Has anyone considered chromatic's Jellybean as a place to start the 
discussion on objects?

>From http://wgz.org/chromatic/jellybean.html#features

"Version 0.13 (26 June 2001) is an important milestone. The infrastructure 
is in place to do very cool things in the future. Soon, you'll be able to 
access Containers and Objects via XML-RPC. If you code them right, you 
won't even have to edit them when we add support for other access methods. 
Amazing! This also means that you can listen on multiple ports. "

Jeff Bulley





[EMAIL PROTECTED]
02/05/2002 12:50 PM

 
        To:     Stephen Adkins <[EMAIL PROTECTED]>
        cc:     [EMAIL PROTECTED]
        Subject:        Re: P5EE concerns raised on Perl Monks


On Tue, Feb 05, 2002 at 12:11:14PM -0500, Stephen Adkins wrote:
> We define "Enterprise" and even "Software Architecture".
> 
>    http://www.officevision.com/pub/p5ee/definitions.html
> 

You define the environment for the problems for which one wants a 
solution.
But you do not describe the problems you want to solve. That is a big
difference. the platforms page gives some hints (distributed code or not
etc.) but that is not enough.

> The Physical and Deployment Views of architecture are also lacking,
> but a description of the Platforms to be supported is included
> (which is related).
> 
>    http://www.officevision.com/pub/p5ee/platform.html

There needs to be more detail there. Multi-Site Cluster describes the
setup of machines somehow. But you need to know a lot more things, like
the failure classes that should be handled (for example site and/or
communication failures).

> We are kind of at the awkward stage where we all think that a P5EE would
> be great, but there is not even the kernel of a codebase to rally our 
> discussion around.
> 
> So all on the list were invited to create prototype code that could be 
> critiqued and debated and form the beginnings of a code base.
> (Code speaks louder than words.)  It seems that my evolving code
> base is the only prototype anyone has chosen to make known
> publicly.  So until I get to a point where it does something worthwhile,
> we're all kind of waiting.  Then hopefully, there will be enough 
> infrastructure that we can start critiquing, agreeing, and handing
> out tasks.  In the mean time, the list remains a useful place for
> people to exchange knowledge relevant to the effort.

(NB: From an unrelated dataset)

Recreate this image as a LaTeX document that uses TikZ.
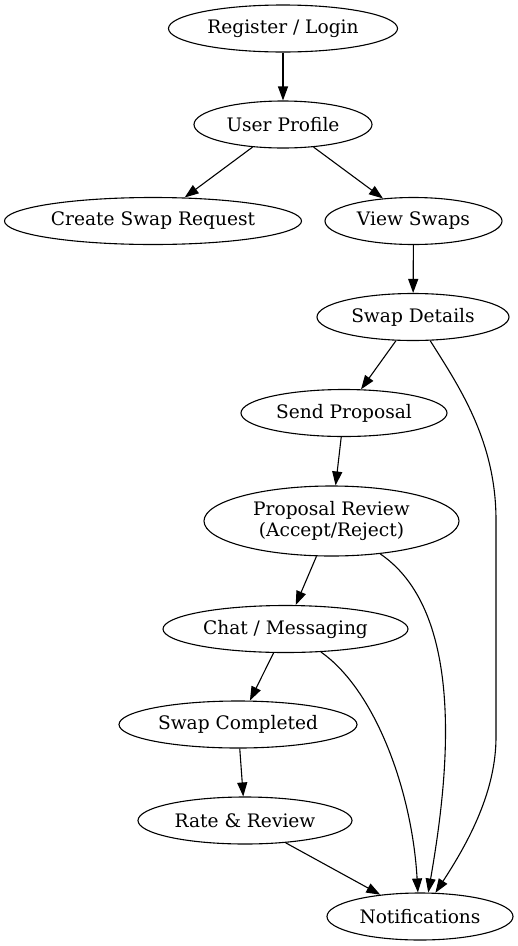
\documentclass[tikz,border=0pt]{standalone}
\usepackage{fontspec}
\setmainfont{DejaVu Serif}
\usetikzlibrary{shapes.geometric, arrows.meta}
\begin{document}
\begin{tikzpicture}[x=1pt, y=-1pt,
  state/.style={draw, shape=ellipse, line width=1.1pt, inner sep=0pt, minimum height=47pt,
    align=center, font=\fontsize{18.6}{20.5}\selectfont},
  flow/.style={line width=1.1pt, -{Triangle[length=14pt, width=10pt]}}]
\useasboundingbox (0,0) rectangle (518,946);
% states
\node[state, minimum width=229pt] (login) at (283,28.5) {Register / Login};
\node[state, minimum width=178pt] (profile) at (283,124.5) {User Profile};
\node[state, minimum width=297pt] (create) at (153,221) {Create Swap Request};
\node[state, minimum width=177pt] (view) at (413.5,221) {View Swaps};
\node[state, minimum width=192pt] (details) at (413,317) {Swap Details};
\node[state, minimum width=206pt] (send) at (344,413) {Send Proposal};
\node[state, minimum width=255pt, minimum height=70pt] (review) at (331.5,521) {Proposal Review\\(Accept/Reject)};
\node[state, minimum width=245pt] (chat) at (285.5,629) {Chat / Messaging};
\node[state, minimum width=238pt] (completed) at (238,724.5) {Swap Completed};
\node[state, minimum width=214pt] (rate) at (245,820.5) {Rate \& Review};
\node[state, minimum width=186pt] (notif) at (420,916.5) {Notifications};
% main flow
\draw[flow] (login) -- (profile);
\draw[flow] (profile) -- (create);
\draw[flow] (profile) -- (view);
\draw[flow] (view) -- (details);
\draw[flow] (details) -- (send);
\draw[flow] (send) -- (review);
\draw[flow] (review) -- (chat);
\draw[flow] (chat) -- (completed);
\draw[flow] (completed) -- (rate);
\draw[flow] (rate) -- (notif);
% notifications
\draw[flow] (details.-54) .. controls (458,385) and (496,440) .. (496,520)
  -- (496,737) .. controls (496,790) and (470,840) .. (notif.57);
\draw[flow] (review.-34) .. controls (470,615) and (446,790) .. (notif.71);
\draw[flow] (chat.-33) .. controls (375,690) and (412,790) .. (notif.95);
\end{tikzpicture}
\end{document}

That is the wrong way around. At least if you want to avoid starting from
scratch. Distributed applications are totally different to distributed 
ones.
If you cannot make the parts work on different data sets a LOT of problems
will arise.

Analysis isnt done yet (see above), design even less, what should we do 
with
code ??? How should anyone start developing something, if there is no
agreement on the basic facts ? How to handle shared data in a distributed
setup? How to address objects? The list goes on and on ...

There weren't any replies when I wanted to start a discussion about that.
If all of you think that this not that hard and will resolve easily in the
end, plese tell me that. To me it seems like you will either come up with
a nice single process model framework or will end in chaos.